= SSTD =

Surface Ship Torpedo Defence

The United Kingdom Surface Ship Torpedo Defence (SSTD) system entered into service with the Royal Navy in 2004. The system is produced by Ultra Electronics and is known as S2170 or Sonar 2170 by the Royal Navy and as Sea Sentor in the export market.

The system consists of
- an acoustic passive towed array
- a towed acoustic countermeasure (flexible)
- a single-drum winch
- a processing cabinet
- 2 display consoles
- 2 expendable acoustic device launchers (1 port, 1 starboard)
- 16 expendable acoustic devices (8 in each launcher)
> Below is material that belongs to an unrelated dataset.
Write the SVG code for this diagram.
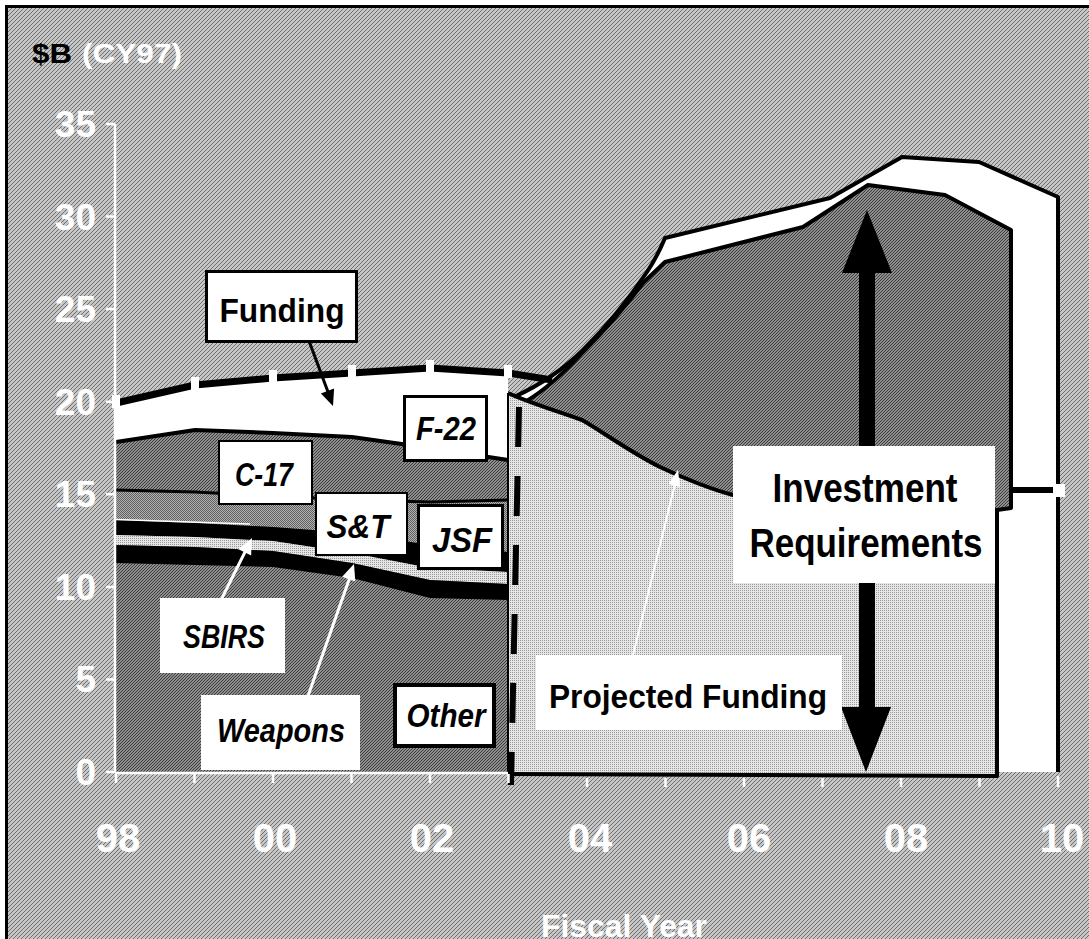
<svg xmlns="http://www.w3.org/2000/svg" width="1089" height="939" viewBox="0 0 1089 939">
<defs>
<pattern id="pBg" width="4" height="4" patternUnits="userSpaceOnUse"><rect width="4" height="4" fill="#c6c6c6"/><path d="M-1,1 L1,-1 M0,4 L4,0 M3,5 L5,3" stroke="#6f6f6f" stroke-width="1"/></pattern>
<pattern id="pDark" width="3" height="3" patternUnits="userSpaceOnUse"><rect width="3" height="3" fill="#8e8e8e"/><path d="M-1,1 L1,-1 M0,3 L3,0 M2,4 L4,2" stroke="#3c3c3c" stroke-width="1"/></pattern>
<pattern id="pMed" width="2" height="2" patternUnits="userSpaceOnUse"><rect width="2" height="2" fill="#b2b2b2"/><rect width="1" height="1" fill="#606060"/><rect x="1" y="1" width="1" height="1" fill="#606060"/></pattern>
<pattern id="pLight" width="2" height="2" patternUnits="userSpaceOnUse"><rect width="2" height="2" fill="#e6e6e6"/><rect width="1" height="1" fill="#999999"/></pattern>
<style>
text{font-family:"Liberation Sans",Arial,sans-serif;font-weight:bold}
.it{font-style:italic}
.ax{fill:#fff;font-size:37px}
.xl{fill:#fff;font-size:40px;text-anchor:middle}
.c{text-anchor:middle;fill:#000}
.bx{fill:#fff;stroke:#000}
.bk{fill:none;stroke:#000;stroke-linejoin:round}
.wl{stroke:#fff;stroke-width:2.5;fill:none}
</style>
</defs>

<rect width="1089" height="939" fill="#fff"/>
<rect x="6" y="6" width="1083" height="933" fill="url(#pBg)"/>
<path d="M5,6.5 H1089 M6.5,5 V939" stroke="#000" stroke-width="3"/>

<g id="title">
<text x="32" y="63" font-size="28" fill="#000" textLength="40" lengthAdjust="spacingAndGlyphs">$B</text>
<text x="82" y="63" font-size="28" fill="#fff" textLength="100" lengthAdjust="spacingAndGlyphs">(CY97)</text>
</g>

<g id="history-areas">
<path d="M116,442 L195,430 L273,433 L352,437 L430,448 L508,460 L508,772 L116,772 Z" fill="url(#pDark)"/>
<path d="M116,403 L195,385 L273,378 L352,373 L430,368 L508,373 L508,460 L430,448 L352,437 L273,433 L195,430 L116,442 Z" fill="#fff"/>
<path d="M116,490 L195,492 L273,496 L352,500 L430,502 L508,500 L508,552 L430,545 L352,533 L273,527 L195,523 L116,520 Z" fill="url(#pMed)"/>
<path d="M116,520 L195,523 L273,527 L352,533 L430,545 L508,552 L508,572 L430,568 L352,553 L273,541 L195,537 L116,535 Z" fill="#000"/>
<path d="M116,535 L195,537 L273,541 L352,553 L430,568 L508,572 L508,584 L430,580 L352,563 L273,551 L195,547 L116,545 Z" fill="url(#pLight)"/>
<path d="M116,545 L195,547 L273,551 L352,563 L430,580 L508,584 L508,600 L430,598 L352,578 L273,567 L195,565 L116,563 Z" fill="#000"/>
<path d="M116,519.5 L250,524" stroke="#fff" stroke-width="1.5"/>
<path class="bk" d="M116,490 L195,492 L273,496 L352,500 L430,502 L508,500" stroke-width="3"/>
<path class="bk" d="M116,442 L195,430 L273,433 L352,437 L430,448 L508,460" stroke-width="4"/>
</g>

<g id="requirement-areas">
<path d="M514,397 C540,385 565,368 583,350 C605,328 628,300 647,272 C655,260 660,250 665,238 L830,198 L902,157 L979,162 L1058,197 L1058,772 L508,772 L508,397 Z" fill="#fff"/>
<path class="bk" d="M514,397 C540,385 565,368 583,350 C605,328 628,300 647,272 C655,260 660,250 665,238 L830,198 L902,157 L979,162 L1058,197 L1058,772" stroke-width="4"/>
<path d="M525,402 C545,390 565,372 583,352 C605,330 628,303 643,283 L665,262 L803,227 L868,185 L945,195 L1011,230 L1011,508 L997,510 L733,495 C710,489 690,481 660,467 C630,452 600,430 582,420 C560,412 540,406 525,402 Z" fill="url(#pDark)"/>
<path class="bk" d="M525,402 C545,390 565,372 583,352 C605,330 628,303 643,283 L665,262 L803,227 L868,185 L945,195 L1011,230 L1011,508 L997,510" stroke-width="4"/>
<path d="M508,393 C530,403 560,412 582,420 C600,430 630,452 660,467 C690,481 710,489 733,495 L997,510 L997,776 L508,773 Z" fill="url(#pLight)"/>
<path class="bk" d="M508,393 C530,403 560,412 582,420 C600,430 630,452 660,467 C690,481 710,489 733,495 L997,510 L997,776 L508,774" stroke-width="4"/>
<path class="bk" d="M508,393 L508,773" stroke-width="2"/>
</g>

<g id="funding-line">
<path class="bk" d="M116,403 L195,385 L273,378 L352,373 L430,368 L508,373 L552,380" stroke-width="7"/>
<g fill="#fff">
<rect x="112" y="395" width="8" height="13"/>
<rect x="191" y="377" width="8" height="13"/>
<rect x="269" y="370" width="8" height="13"/>
<rect x="348" y="365" width="8" height="13"/>
<rect x="426" y="360" width="8" height="13"/>
<rect x="504" y="365" width="8" height="13"/>
</g>
<path d="M1012,490 L1053,490" stroke="#000" stroke-width="6"/>
<rect x="1053" y="484" width="12" height="13" fill="#fff"/>
</g>

<g id="divider">
<path d="M519,407 L511,785" stroke="#000" stroke-width="6" stroke-dasharray="40 29"/>
</g>

<g id="axes">
<path class="wl" d="M115,124 V773 M115,773 H508"/>
<path class="wl" d="M106,772 H115 M106,679.4 H115 M106,586.9 H115 M106,494.3 H115 M106,401.7 H115 M106,309.1 H115 M106,216.6 H115 M106,124 H115"/>
<path class="wl" d="M116,774 V783 M194.5,774 V783 M273,774 V783 M351.5,774 V783 M430,774 V783 M508.5,774 V783 M587,778 V787 M665.5,778 V787 M744,778 V787 M822.5,778 V787 M901,778 V787 M979.5,778 V787 M1058,776 V787"/>
<g text-anchor="end">
<text class="ax" x="96" y="785">0</text>
<text class="ax" x="96" y="692">5</text>
<text class="ax" x="96" y="600">10</text>
<text class="ax" x="96" y="507">15</text>
<text class="ax" x="96" y="415">20</text>
<text class="ax" x="96" y="322">25</text>
<text class="ax" x="96" y="230">30</text>
<text class="ax" x="96" y="137">35</text>
</g>
<text class="xl" x="118" y="852">98</text>
<text class="xl" x="275" y="852">00</text>
<text class="xl" x="432" y="852">02</text>
<text class="xl" x="590" y="852">04</text>
<text class="xl" x="749" y="852">06</text>
<text class="xl" x="906" y="852">08</text>
<text class="xl" x="1062" y="852">10</text>
<text x="541" y="937" font-size="32" fill="#fff" textLength="166" lengthAdjust="spacingAndGlyphs">Fiscal Year</text>
</g>

<g id="connectors">
<path d="M302,322 L328,392" stroke="#000" stroke-width="3"/>
<polygon points="333,406 334.1,388.6 320.9,393.4" fill="#000"/>
<path d="M220,602 L246,550" stroke="#fff" stroke-width="3"/>
<polygon points="252,538 251.1,555.4 238.5,549.2" fill="#fff"/>
<path d="M308,696 L350,577" stroke="#fff" stroke-width="3"/>
<polygon points="354,564 355.3,581.4 342.1,576.8" fill="#fff"/>
<path d="M633,655 L675,484" stroke="#fff" stroke-width="2"/>
<polygon points="678,470 680,486.9 668.4,484.1" fill="#fff"/>
<polygon points="867,210 892,273 875,273 875,707 891,707 866,772 841,707 859,707 859,273 842,273" fill="#000"/>
</g>

<g id="node-funding">
<rect class="bx" x="206.5" y="271.5" width="150" height="70" stroke-width="3"/>
<text class="c" x="282" y="322" font-size="34" textLength="125" lengthAdjust="spacingAndGlyphs">Funding</text>
</g>
<g id="node-f22">
<rect class="bx" x="404.5" y="396.5" width="82" height="64" stroke-width="3"/>
<text class="c it" x="446" y="440" font-size="34" textLength="60" lengthAdjust="spacingAndGlyphs">F-22</text>
</g>
<g id="node-c17">
<rect class="bx" x="219" y="441" width="93" height="63" stroke-width="2"/>
<text class="c it" x="264" y="486" font-size="33" textLength="58" lengthAdjust="spacingAndGlyphs">C-17</text>
</g>
<g id="node-st">
<rect class="bx" x="316" y="493" width="91" height="62" stroke-width="2"/>
<text class="c it" x="358" y="538" font-size="34" textLength="63" lengthAdjust="spacingAndGlyphs">S&amp;T</text>
</g>
<g id="node-jsf">
<rect class="bx" x="418.5" y="505.5" width="84" height="63" stroke-width="3"/>
<text class="c it" x="462" y="552" font-size="35" textLength="60" lengthAdjust="spacingAndGlyphs">JSF</text>
</g>
<g id="node-sbirs">
<rect x="160" y="598" width="125" height="75" fill="#fff"/>
<text class="c it" x="224" y="648" font-size="33" textLength="82" lengthAdjust="spacingAndGlyphs">SBIRS</text>
</g>
<g id="node-weapons">
<rect x="201" y="695" width="159" height="75" fill="#fff"/>
<text class="c it" x="281" y="742" font-size="33" textLength="128" lengthAdjust="spacingAndGlyphs">Weapons</text>
</g>
<g id="node-other">
<rect class="bx" x="395" y="685" width="99" height="61" stroke-width="4"/>
<text class="c it" x="446" y="727" font-size="33" textLength="79" lengthAdjust="spacingAndGlyphs">Other</text>
</g>
<g id="node-projected">
<rect x="536" y="655" width="306" height="75" fill="#fff"/>
<text class="c" x="688" y="708" font-size="34" textLength="278" lengthAdjust="spacingAndGlyphs">Projected Funding</text>
</g>
<g id="node-investment">
<rect x="733" y="446" width="262" height="137" fill="#fff"/>
<text class="c" x="865" y="502" font-size="41" textLength="185" lengthAdjust="spacingAndGlyphs">Investment</text>
<text class="c" x="866" y="557" font-size="41" textLength="233" lengthAdjust="spacingAndGlyphs">Requirements</text>
</g>
</svg>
The system is a footprint compatible replacement for the AN/SLQ-25 Nixie system previously installed on RN warships.

The passive acoustic towed array is specifically designed to detect torpedoes (unlike traditional ASW sonars) and has additional in-built non-acoustic as well as acoustic intercept sensors. Through advanced AI processing it is able to generically identify torpedoes as well as classify specific weapon types and modes and undertake threat evaluation and posturing analysis. The system provides tactical advice dependent upon the specific threat weapon, mode and posture to maximise vessel survivability, which typically involves vessel manoeuvres and also includes the deployment of countermeasures. The countermeasures - both towed and expendable variants - lure the threat away from the vessel in a soft-kill manner.

Ultra Electronics also produces a hard-kill variant known as the TRAPR DCL system currently under development for the US Navy.